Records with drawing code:
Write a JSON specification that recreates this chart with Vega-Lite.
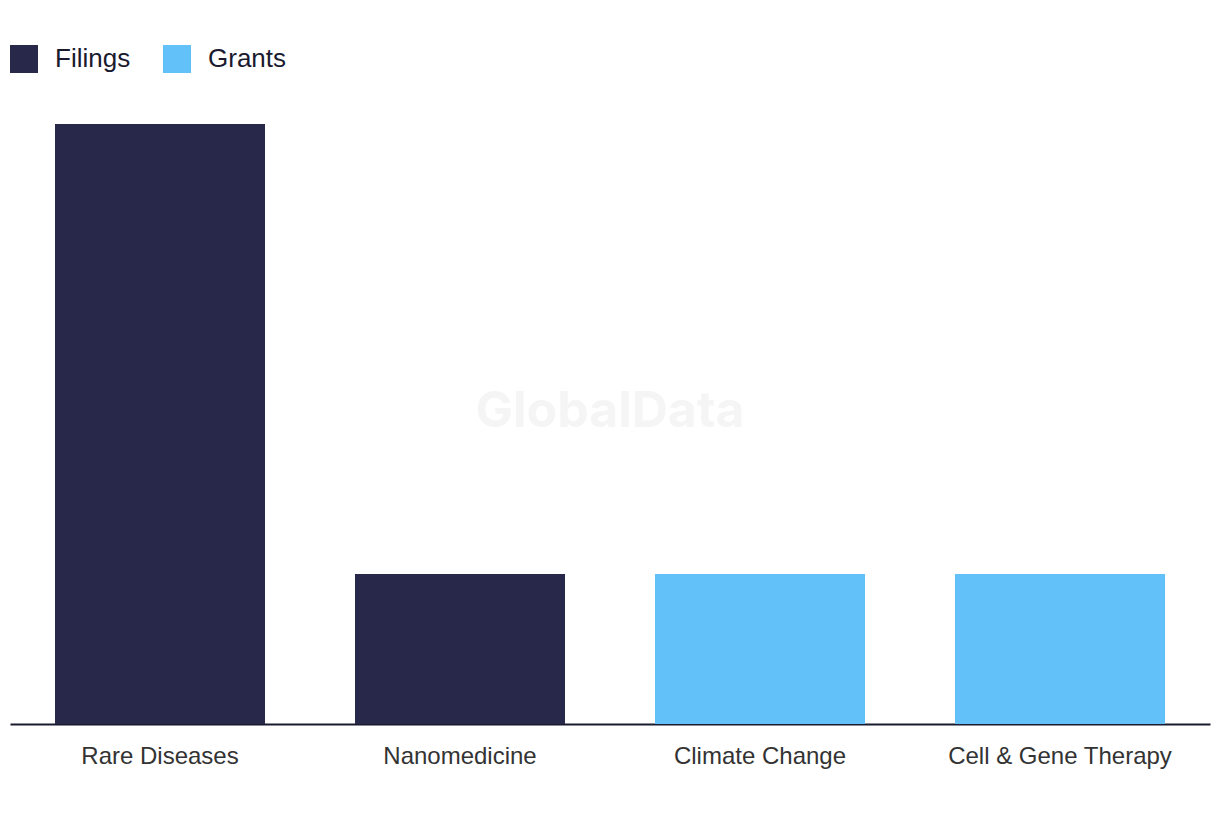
{
  "$schema": "https://vega.github.io/schema/vega-lite/v6.json",
  "width": 1200,
  "height": 600,
  "autosize": {"type": "none"},
  "padding": {"left": 10, "top": 124, "right": 10, "bottom": 96},
  "background": "white",
  "config": {
    "view": {"stroke": null},
    "font": "Liberation Sans"
  },
  "data": {
    "values": [
      {"topic": "Rare Diseases", "type": "Filings", "count": 4},
      {"topic": "Nanomedicine", "type": "Filings", "count": 1},
      {"topic": "Climate Change", "type": "Grants", "count": 1},
      {"topic": "Cell & Gene Therapy", "type": "Grants", "count": 1}
    ]
  },
  "layer": [
    {
      "mark": {"type": "bar"},
      "encoding": {
        "x": {
          "field": "topic",
          "type": "nominal",
          "sort": null,
          "scale": {"paddingInner": 0.3, "paddingOuter": 0.15},
          "axis": {
            "title": null,
            "labelAngle": 0,
            "labelFontSize": 24,
            "labelColor": "#333333",
            "labelPadding": 20,
            "labelLimit": 0,
            "ticks": false,
            "domainColor": "#1a1a2e",
            "domainWidth": 2
          }
        },
        "y": {
          "field": "count",
          "type": "quantitative",
          "scale": {"domain": [0, 4], "nice": false},
          "axis": null
        },
        "color": {
          "field": "type",
          "type": "nominal",
          "scale": {"domain": ["Filings", "Grants"], "range": ["#27284a", "#63c1f9"]},
          "legend": {
            "title": null,
            "orient": "none",
            "direction": "horizontal",
            "legendX": 0,
            "legendY": -79,
            "symbolType": "square",
            "symbolSize": 784,
            "symbolStrokeWidth": 0,
            "labelFontSize": 26,
            "labelColor": "#1a1a2e",
            "labelOffset": 17,
            "columnPadding": 32
          }
        }
      }
    },
    {
      "transform": [{"filter": "datum.topic === 'Nanomedicine'"}],
      "mark": {"type": "text", "font": "Inter", "fontWeight": "bold", "fontSize": 50, "color": "#f5f5f5", "align": "center", "baseline": "middle", "text": "GlobalData"},
      "encoding": {
        "x": {"field": "topic", "type": "nominal", "sort": null, "bandPosition": 1.214},
        "y": {"datum": 2.08, "type": "quantitative"}
      }
    }
  ]
}
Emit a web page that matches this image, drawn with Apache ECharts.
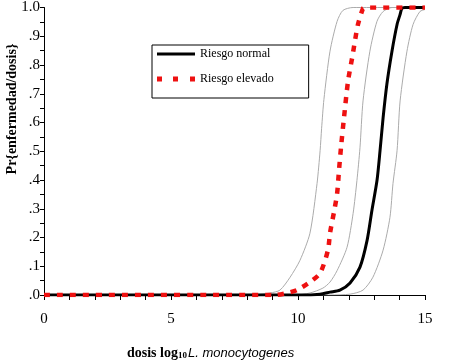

● Exercise prompt: Give all the lines above again, character for character, without pictures.

● Right answer:
Write a JSON specification that recreates this chart with Vega-Lite.
{
  "$schema": "https://vega.github.io/schema/vega-lite/v6.json",
  "width": 1200,
  "height": 600,
  "autosize": {"type": "none"},
  "padding": {"left": 10, "top": 124, "right": 10, "bottom": 96},
  "background": "white",
  "config": {
    "view": {"stroke": null},
    "font": "Liberation Sans"
  },
  "data": {
    "values": [
      {"topic": "Rare Diseases", "type": "Filings", "count": 4},
      {"topic": "Nanomedicine", "type": "Filings", "count": 1},
      {"topic": "Climate Change", "type": "Grants", "count": 1},
      {"topic": "Cell & Gene Therapy", "type": "Grants", "count": 1}
    ]
  },
  "layer": [
    {
      "mark": {"type": "bar"},
      "encoding": {
        "x": {
          "field": "topic",
          "type": "nominal",
          "sort": null,
          "scale": {"paddingInner": 0.3, "paddingOuter": 0.15},
          "axis": {
            "title": null,
            "labelAngle": 0,
            "labelFontSize": 24,
            "labelColor": "#333333",
            "labelPadding": 20,
            "labelLimit": 0,
            "ticks": false,
            "domainColor": "#1a1a2e",
            "domainWidth": 2
          }
        },
        "y": {
          "field": "count",
          "type": "quantitative",
          "scale": {"domain": [0, 4], "nice": false},
          "axis": null
        },
        "color": {
          "field": "type",
          "type": "nominal",
          "scale": {"domain": ["Filings", "Grants"], "range": ["#27284a", "#63c1f9"]},
          "legend": {
            "title": null,
            "orient": "none",
            "direction": "horizontal",
            "legendX": 0,
            "legendY": -79,
            "symbolType": "square",
            "symbolSize": 784,
            "symbolStrokeWidth": 0,
            "labelFontSize": 26,
            "labelColor": "#1a1a2e",
            "labelOffset": 17,
            "columnPadding": 32
          }
        }
      }
    },
    {
      "transform": [{"filter": "datum.topic === 'Nanomedicine'"}],
      "mark": {"type": "text", "font": "Inter", "fontWeight": "bold", "fontSize": 50, "color": "#f5f5f5", "align": "center", "baseline": "middle", "text": "GlobalData"},
      "encoding": {
        "x": {"field": "topic", "type": "nominal", "sort": null, "bandPosition": 1.214},
        "y": {"datum": 2.08, "type": "quantitative"}
      }
    }
  ]
}
Emit a web page that matches this image, drawn with Apache ECharts.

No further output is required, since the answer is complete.